Fui un niño sano, rosado, gordo. A los nueve meses no se sabía cómo era mi llanto. Lo único que hacía era reír; mamá me llevó al médico. Lo traigo porque el niño no llora. El médico me examinó y me halló bien. Mejor para usted, señora. Aproveche y duerma tranquila. Por fin, cuando me salieron los primeros dientes y me dio fogaje, lloré. Mis padres respiraron.
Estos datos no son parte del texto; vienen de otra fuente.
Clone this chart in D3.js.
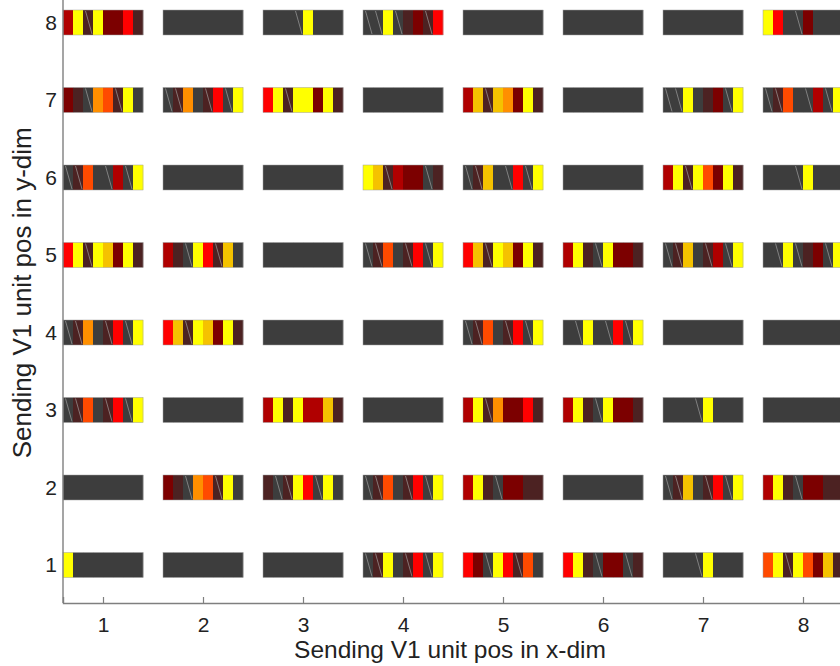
<!DOCTYPE html>
<html>
<head>
<meta charset="utf-8">
<script src="https://cdn.jsdelivr.net/npm/d3@7/dist/d3.min.js"></script>
<style>
  html, body { margin: 0; padding: 0; background: #fff; }
  svg { display: block; }
  text { font-family: "Liberation Sans", Arial, sans-serif; fill: #222; }
</style>
</head>
<body>
<svg id="chart" width="840" height="666"></svg>
<script>
// ---- data ----
const xTicks = [1, 2, 3, 4, 5, 6, 7, 8];
const yTicks = [1, 2, 3, 4, 5, 6, 7, 8];
const xTitle = "Sending V1 unit pos in x-dim";
const yTitle = "Sending V1 unit pos in y-dim";
// colour level codes per segment (8 per bar); lowercase = segment carries a thin slash mark
// G gray, B brown, M maroon, D dark red, R red, O orange-red, A orange, K gold, Y yellow
const row8 = ["DYbYMMRB", "GGGGGGGG", "GGGgYGGG", "ggYgBMbR", "GGGGGGGG", "GGGGGGGG", "GGGGGGGG", "YRGgMGGG"];
const row7 = ["MBgAObYG", "gbAGbRgY", "RYbYYMYB", "GGGGGGGG", "DKbKAMYB", "GGGGGGGG", "ggYGBMgY", "gbOGgDgY"];
const row6 = ["gbOGgDgY", "GGGGGGGG", "GGGGGGGG", "YKbDMMgB", "gbKGgRgY", "GGGGGGGG", "DYbYOMYB", "GGGgYGGG"];
const row5 = ["RYbYKMYB", "DBgYRbKG", "GGGGGGGG", "gbOGbRgY", "RKbYKMYB", "DYBgYMMB", "gbKGbDgY", "GgYgBMgY"];
const row4 = ["gbAGbRgY", "RKbYKMYB", "GGGGGGGG", "GGGGGGGG", "gbOGbRgY", "GgYGgRgY", "GGGGGGGG", "GGGGGGGG"];
const row3 = ["gbOGbRgY", "GGGGGGGG", "DYBYDDKB", "GGGGGGGG", "DYbAMMRB", "DYBgYMMB", "GGGgYGGG", "GGGGGGGG"];
const row2 = ["GGGGGGGG", "MBgAObYG", "BgbYRgYG", "gbOGbRgY", "DYBgMMBB", "GGGGGGGG", "gbKGbRgY", "DYBgMMBB"];
const row1 = ["YGGGGGGG", "GGGGGGGG", "GGGGGGGG", "gbYGbRgY", "RMgYRbOG", "RYBgMMgB", "GGGgYGGG", "OYbYOMKB"];
const rows = [row1, row2, row3, row4, row5, row6, row7, row8]; // index 0 -> y = 1
const levelCodes = ["G", "B", "M", "D", "R", "O", "A", "K", "Y"];

// ---- styling ----
const levelColors = ["#3d3d3d", "#4c2222", "#7c0000", "#b00000", "#ff0000", "#ff4a00", "#ff8f00", "#f5c200", "#ffff00"];
const color = d3.scaleOrdinal().domain(levelCodes).range(levelColors);

const svg = d3.select("#chart");
const x = d3.scaleLinear().domain([0.6, 8.4]).range([63, 843]);
const y = d3.scaleLinear().domain([1, 8]).range([565, 22.5]);
const axisBottomY = y(0.51);

const segWidthUnits = 0.1;
const barHalf = 0.4;
const barHeight = 25;

// bars
const cells = [];
rows.forEach((row, ri) => {
  row.forEach((pattern, ci) => {
    cells.push({ xv: xTicks[ci], yv: yTicks[ri], pattern });
  });
});

const gBars = svg.append("g");
cells.forEach(c => {
  const top = y(c.yv) - barHeight / 2;
  const g = gBars.append("g");
  const segs = c.pattern.split("").map((ch, i) => ({
    code: ch.toUpperCase(),
    slash: ch !== ch.toUpperCase(),
    i
  }));
  g.selectAll("rect.seg").data(segs).enter().append("rect")
    .attr("class", "seg")
    .attr("x", d => x(c.xv - barHalf + d.i * segWidthUnits))
    .attr("y", top)
    .attr("width", d => x(c.xv - barHalf + (d.i + 1) * segWidthUnits) - x(c.xv - barHalf + d.i * segWidthUnits) + 0.3)
    .attr("height", barHeight)
    .attr("fill", d => color(d.code));
  g.selectAll("line.slash").data(segs.filter(d => d.slash)).enter().append("line")
    .attr("class", "slash")
    .attr("x1", d => x(c.xv - barHalf + (d.i + 0.25) * segWidthUnits))
    .attr("x2", d => x(c.xv - barHalf + (d.i + 0.9) * segWidthUnits))
    .attr("y1", top + 1)
    .attr("y2", top + barHeight - 1)
    .attr("stroke", "#a8a8a8")
    .attr("stroke-width", 0.8)
    .attr("opacity", 0.8);
  g.append("rect")
    .attr("x", x(c.xv - barHalf))
    .attr("y", top)
    .attr("width", x(c.xv + barHalf) - x(c.xv - barHalf))
    .attr("height", barHeight)
    .attr("fill", "none")
    .attr("stroke", "#a0a0a0")
    .attr("stroke-width", 0.5);
});

// axes
const axisColor = "#7f7f7f";
const xAxis = d3.axisBottom(x).tickValues(xTicks).tickSize(-6).tickPadding(14).tickFormat(d3.format("d"));
const gx = svg.append("g").attr("transform", `translate(0,${axisBottomY})`).call(xAxis);
gx.select(".domain").attr("stroke", axisColor).attr("stroke-width", 1.4);
gx.selectAll(".tick line").attr("stroke", axisColor).attr("stroke-width", 1.2);
gx.selectAll(".tick text").style("font-size", "21px").style("fill", "#222")
  .style("font-family", '"Liberation Sans", Arial, sans-serif');

const yAxis = d3.axisLeft(y).tickValues(yTicks).tickSize(-6).tickPadding(6).tickFormat(d3.format("d"));
const gy = svg.append("g").attr("transform", `translate(${x(0.6)},0)`).call(yAxis);
gy.select(".domain").attr("d", `M0,-20V${axisBottomY}`).attr("stroke", axisColor).attr("stroke-width", 1.4);
gy.selectAll(".tick line").attr("stroke", "none");
gy.selectAll(".tick text").style("font-size", "21px").style("fill", "#222")
  .style("font-family", '"Liberation Sans", Arial, sans-serif');

// titles
svg.append("text")
  .attr("x", 450).attr("y", 658)
  .attr("text-anchor", "middle")
  .style("font-size", "24.5px")
  .text(xTitle);
svg.append("text")
  .attr("transform", `translate(31,${y(4.5) - 1}) rotate(-90)`)
  .attr("text-anchor", "middle")
  .style("font-size", "26px")
  .text(yTitle);
</script>
</body>
</html>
Mi primer perro se llamaba Tornillito y solamente recuerdo de él que era pequeño y manchado. Mi madre me trajo de La Habana a Motica, una perra spitz blanca hija de King y Mota; también tuve a Pirrín y una docena más. Soy muy perrero. Hoy, como vivo solo, no tengo: temo que se marchen o los roben durante una ausencia mía pues los canes dependen de sus amos mucho más que los felinos. También he tenido gatos: la más notable se llamó Teresa Desquirón. Una confusión de perros y gatos pobló mi niñez: yo los equivocaba, una vez lancé afuera de casa a mi perrito de turno creyendo que era un gato: por supuesto que se quebró una pata y tuve que correr a casa de un veterinario que vivía como a dos kilómetros para que le pusiera un yeso. Sin hablar de perros y gatos mi relato estaría incompleto. Menos a los pajaritos enjaulados, las jicoteas y los monos, amo a todos los animales domésticos “de compañía”.
Mi mundo infantil tuvo varios personajes importantes aparte de mis padres y mi hermana: Bebé, mis primas, primos y el resto de la parentela –una legión-, las sucesivas criadas de mi casa, los vecinos de edades y clases sociales diferentes, mis amiguitos y amiguitas del barrio. Y más tarde los compañeritos del colegio, los maestros y los padres.